Would you like to live in a development of freshly built new homes yet fear it would be an unfriendly place to raise your family? If so, Nash suggests you learn more about the development before automatically rejecting it based on what could be an unfounded belief.

Granted, brand-new communities with moderately priced homes are often populated by many two-income families with parents who have demanding daily schedules. Still, many who move to these new areas are highly motivated to build lasting friendships with neighbors who also have kids and would like to share childcare responsibilities.

"One huge plus for a brand-new neighborhood is that everyone comes in from the same starting point. There's no established social hierarchy for a newcomer to break into," Nash says.

-- Recognize the benefits of an established community with a mix of ages.

Although a neighborhood populated with many young children offers obvious advantages for families with small kids, there are also positives for one with mixed-age households.

"Try finding a babysitter in an area where nearly all the residents have kids under 10. You need a place with teenagers or college students home on breaks to find babysitters," he says.

And what about families moving to an area where some friendly empty-nesters already reside?

"It's psychologically healthy for kids to see active seniors out ... enjoying life, especially if the older people interact with the children in a positive way," Nash says.

-- Investigate the social dynamics of any neighborhood you're considering.

Buyers who want a friendly, interactive community are well advised to spend some time there looking for less-than-obvious clues about how people relate.

To learn more about the underlying social dynamics of a community, don't hesitate to go door-to-door and strike up conversations with residents or talk to local shopkeepers. Ask them about the pros and cons of living in the area. The odds are they will respond candidly.

-- Don't limit yourself to just one visit to the neighborhood.

Nash suggests that those with a strong interest in a community visit the area at varied hours to look for patterns of human behavior. Also consider visiting on a weekday as well as the weekend.

"Walk or drive through the neighborhood four times in a day, during the morning, at mid-afternoon, at dinnertime and at 11 p.m. Notice whether people are relating to each other or staying holed up in their homes nearly all the time," he says.

-- Always factor in the advantages of solid neighborhood schools.

A school is important for more than the educational opportunities it gives students. A strong school can help draw people together, tightening the bonds among residents of all ages, says William Bainbridge, president of the SchoolMatch Institute, (schoolmatch.com), which provides comparative information on school quality.

Must you move to an affluent area to find a school with both high-quality facilities and a dedicated teaching force? Not necessarily, according to Bainbridge, who says parental involvement is a key factor in school quality and one that can be present in any type of community.
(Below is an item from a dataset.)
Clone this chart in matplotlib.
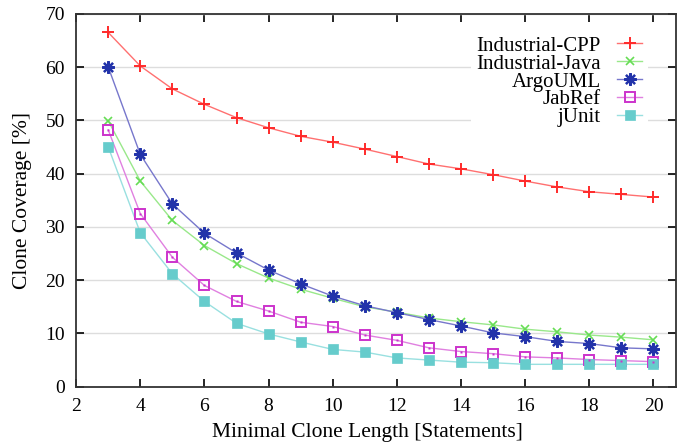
import numpy as np
import matplotlib
matplotlib.use("Agg")
import matplotlib.pyplot as plt

# Data
lengths = list(range(3, 21))
industrial_cpp = [66.5, 60.2, 55.9, 53.0, 50.5, 48.6, 47.0, 45.9, 44.6, 43.2,
                  41.8, 40.9, 39.8, 38.6, 37.5, 36.6, 36.1, 35.6]
industrial_java = [49.9, 38.6, 31.2, 26.5, 23.1, 20.4, 18.3, 16.6, 15.0, 14.0,
                   12.9, 12.2, 11.6, 10.8, 10.3, 9.7, 9.3, 8.8]
argouml = [60.0, 43.6, 34.3, 28.8, 25.1, 21.9, 19.3, 17.0, 15.2, 13.9,
           12.6, 11.4, 10.1, 9.4, 8.5, 8.1, 7.3, 7.1]
jabref = [48.2, 32.5, 24.3, 19.0, 16.0, 14.2, 12.1, 11.3, 9.7, 8.7,
          7.3, 6.6, 6.2, 5.6, 5.4, 5.1, 4.9, 4.7]
junit = [45.0, 28.9, 21.2, 16.0, 11.9, 9.9, 8.4, 7.0, 6.5, 5.4,
         5.0, 4.6, 4.5, 4.2, 4.2, 4.2, 4.2, 4.2]

series_names = ["Industrial-CPP", "Industrial-Java", "ArgoUML", "JabRef", "jUnit"]
x_ticks = [2, 4, 6, 8, 10, 12, 14, 16, 18, 20]
y_ticks = [0, 10, 20, 30, 40, 50, 60, 70]

# Styles
styles = [
    dict(color="#ff2a2a", marker="+", ms=9, mew=1.4, mfc="none"),
    dict(color="#66dd55", marker="x", ms=6, mew=1.2, mfc="none"),
    dict(color="#2233aa", marker=(8, 2, 0), ms=9, mew=1.6, mfc="none"),
    dict(color="#cc33cc", marker="s", ms=7, mew=1.4, mfc="none"),
    dict(color="#66cccc", marker="s", ms=7, mew=0.5, mfc="#66cccc"),
]
line_colors = ["#ff7070", "#99e88a", "#7777cc", "#e080e0", "#99e0e0"]

plt.rcParams['font.family'] = ['Liberation Serif', 'DejaVu Serif']

fig = plt.figure(figsize=(6.8, 4.45), dpi=100)
ax = fig.add_axes([0.112, 0.131, 0.882, 0.838])

all_series = [industrial_cpp, industrial_java, argouml, jabref, junit]
for i, (name, vals) in enumerate(zip(series_names, all_series)):
    st = styles[i]
    ax.plot(lengths, vals, color=line_colors[i], linewidth=1.0, zorder=2)
    ax.plot(lengths, vals, linestyle="none", marker=st["marker"], markersize=st["ms"],
            markeredgewidth=st["mew"], markeredgecolor=st["color"],
            markerfacecolor=st["mfc"], zorder=3)
    # legend handle
    ax.plot([], [], color=line_colors[i], linewidth=1.0, marker=st["marker"],
            markersize=st["ms"], markeredgewidth=st["mew"], markeredgecolor=st["color"],
            markerfacecolor=st["mfc"], label=name)

# small dot inside JabRef squares
ax.plot(lengths, jabref, linestyle="none", marker="s", markersize=2,
        markerfacecolor="#cc33cc", markeredgecolor="none", zorder=4)

ax.set_xlim(2, 20.7)
ax.set_ylim(0, 70)
ax.set_xticks(x_ticks)
ax.set_yticks(y_ticks)
ax.tick_params(direction="in", top=True, right=True, length=6, labelsize=14,
               width=1.2)
ax.tick_params(axis="x", pad=8)
ax.tick_params(axis="y", pad=8)
ax.grid(axis="y", color="#dddddd", linewidth=1.0, zorder=0)
ax.set_axisbelow(True)
for sp in ax.spines.values():
    sp.set_linewidth(1.3)
    sp.set_color("#333333")

ax.set_xlabel("Minimal Clone Length [Statements]", fontsize=15.5)
ax.xaxis.set_label_coords(0.485, -0.097)
ax.set_ylabel("Clone Coverage [%]", fontsize=15.5)
ax.yaxis.set_label_coords(-0.073, 0.5)

leg = ax.legend(loc="upper right", bbox_to_anchor=(0.97, 0.982), markerfirst=False,
                frameon=True, fontsize=15, handlelength=1.2, handletextpad=0.8,
                labelspacing=-0.08, borderpad=0.25)
leg.get_frame().set_edgecolor("none")
leg.get_frame().set_facecolor("white")
leg.get_frame().set_alpha(1)
for t in leg.get_texts():
    t.set_ha("right")
leg._legend_box.align = "right"

fig.savefig("out.png", dpi=100)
-- Remember that friendship is always a reciprocal activity.

Those who live in a supportive community have many advantages. For one thing, they can count on neighbors in a pinch -- to borrow a couple of eggs, for example. For another, their neighbors can help ensure the security of their home while they're away. Most importantly, they can count on help in an emergency situation.

But as Nash stresses, moving to a friendly neighborhood won't guarantee that you develop a strong support structure, unless you invest time and energy in creating positive relationships that are genuinely give-and-take. You need to socialize during times of celebration as well as need.

"There's no way to shortcut the process of building relationships. If you want your neighbors to be there in your time of need, you'd better build a good relationship with them and make sure you're also there when they need you," he says.